4 January I have begun babysitting/teaching English to Sha-Sha, a 2 year old who lives with her family here in Chachoengsao. Yesterday, we talked about the Christmas tree, Rudolph, and the princesses from Disney movies. Today we played well - like old friends almost. We hung out with barbies first and then we headed over to her "pool" full of balls and stuffed animals (not water) in the middle of the living room. We fed the penguin and the hippo fake fruit and shared it with each other too. I let my imagination crawl out of it's dusty box in the back of my heart and felt completely comfortable. She was laughing - her mom was laughing - I kept thinking how amazing it is how quickly a child can fall in love. She asked her mom in Thai if I could stay longer. We ate apple slices to her mom's delight - she never eats them.

14 February Valentine's Day in Thailand = Giant Sticker Fest. Rather than giving one another box-fulls of Valentines like at my elementary school, Donges Bay, these primary school kids are parading around with scads of stickers attached to their faces and bodies. It's ridiculous. Even the most serious of teachers hand out and have stickers all over the place. Really silly, but what isn't here?

1 March (An excerpt from Mischa Berlinski's Fieldwork)
"There is something about the life of a foreigner in Thailand that draws those who find themselves unwilling or unable to think about their 401(k)s; and in the leisure, freedom, and isolation that the Far East provides, these types swing inexorably toward the pendulum edges of their souls."






Monday, March 24, 2008

Peachy

Peter and I have become quite fond of getting massages for very cheap prices during this past year. I'm sure we've had upwards of a baker's dozen: Thai massages, oil massages, foot massages, sandy beach massages, and the latest- Vietnamese massages. They're always hit-or-miss, and I've become a great judge of what the next 60 minutes will be like upon the initial touch of these small Southeast Asian women's hands.

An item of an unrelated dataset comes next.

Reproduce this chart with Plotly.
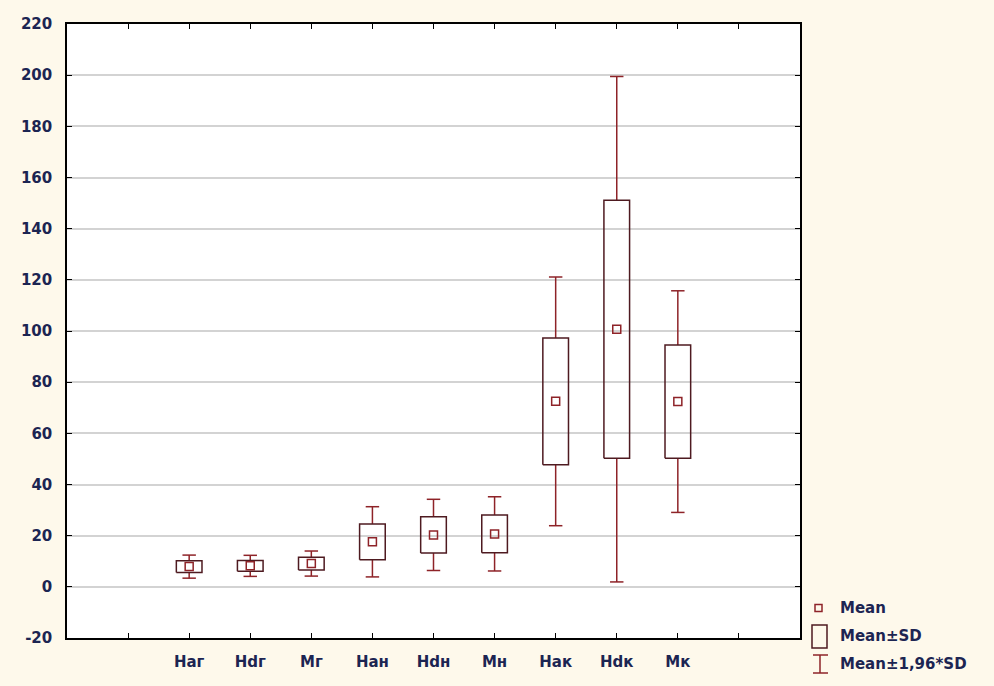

Tonight, after a long day exploring Hanoi on foot, and after a delicious meal had settled in our tummies, Peter and I headed for the nearest spa. The costs usually range between 3 and 9 US Dollars. This one was the equivalent of $6, and worth every Dong.

The tiny woman from Van Xuan Massage Parlour may have pushed and pulled and twisted every sinew of my neck,
she may have pounded, smashed, individually punched each of my vertibrae,
she may have mercilessly dug her tiny thumbs into each gap in my ribcage,
she may have chatted quietly to her friend and turned on Whitney Houston,
she may have spanked, stretched, and snakebited every inch of my skin,
she may have beaten and bruised me to the core,
but she left me writhing in the good kind of pain, her hands smelled like peaches, and I will never forget her.

Tuesday, March 18, 2008

Angkor Wat

St. Patrick's day will be spent on a bus to Phnom Penh, and then celebrating in a city I never knew existed pre-5 months ago. But I'm getting ahead of myself.

The ride from Koh Chang to Siem Reap took upwards of 14 hours, beginning at the crack of dawn and ending with us passing out with the moon high above our heads. I got a turn on the dinky red plastic chair in the front of the aisle stuffed with backpacks and extended legs. The others fell asleep, their heads bobbing and jerking with the bumps on the road. I put on my ipod, not feeling at all sleepy, and set my eyes on the road ahead. Cambodia is much dustier than Thailand - a thin layer of covers every leaf, every roof, every shoulder. As we pulled out of the bustling mess of a border town, the horizon became farther away than the dusty sky. Few trees grew in this barren stretch, and those which did looked lonesome. Of the vehicles lumbering down the dusty red gravel roads, some motorcyces, one or two cars, most were large brown tarp-covered trucks carrying secrets - boxes of coconuts, guns, people? I had never been on a bus with open air windows, fleck-filled breezes, a cigarette hanging out the tired driver's lips... I was ecstatic with what was to come. Every ten or fifteen jolts, there was a big swerve. The road would detour slightly to the right in a half circle before returning to it's straight, endless path. It was on these small detours that I would clentch my teeth and my toes and my fists, fearing the bus would actually tip over. I imagined myself squashed at the bottom of a pile of strangers, in a town called Middleofnowhere, Cambodia. My music saved me from insanity.

Next morning, we found ourselves on rusty old bicycles without gears, gripping grandma-style handlebars and smiling toothily into the passing wind. Siem Reap contrasts its surrounding countryside like Vegas contrasts the desert that surroundxs it. Enormous, glamourous hotels run by Koreans, Vietnamese, and French owners, streets lined with cookie cutter sidewalks, cleancrisp fountains...a city out of it's place. We rode down a palm and ficus lined boulevard toward our long anticipated destination: Angkor Wat.

When we paid our $20 to get into the ancient city, (lines of sweat dripping down our backs), we parked our bikes in the shade and dove into the intense sunlight. We decided that none of our pictures of eachother could be normal. Robbi, Karin, Peter and I either had to be jumping, the photo of us caught in mid-air, or dancing. Wandering around the crumbling edifices, though, I found myself forgetting tht I even had a camera - stumbling around in the rubble and trying to feel what the places might have felt like 900 years ago in their heyday. Gold. White. Shining. Busy. Elegant. And now - brown, rustred, stony-lipped faces crumbled in half, empty, and smelling of basement air.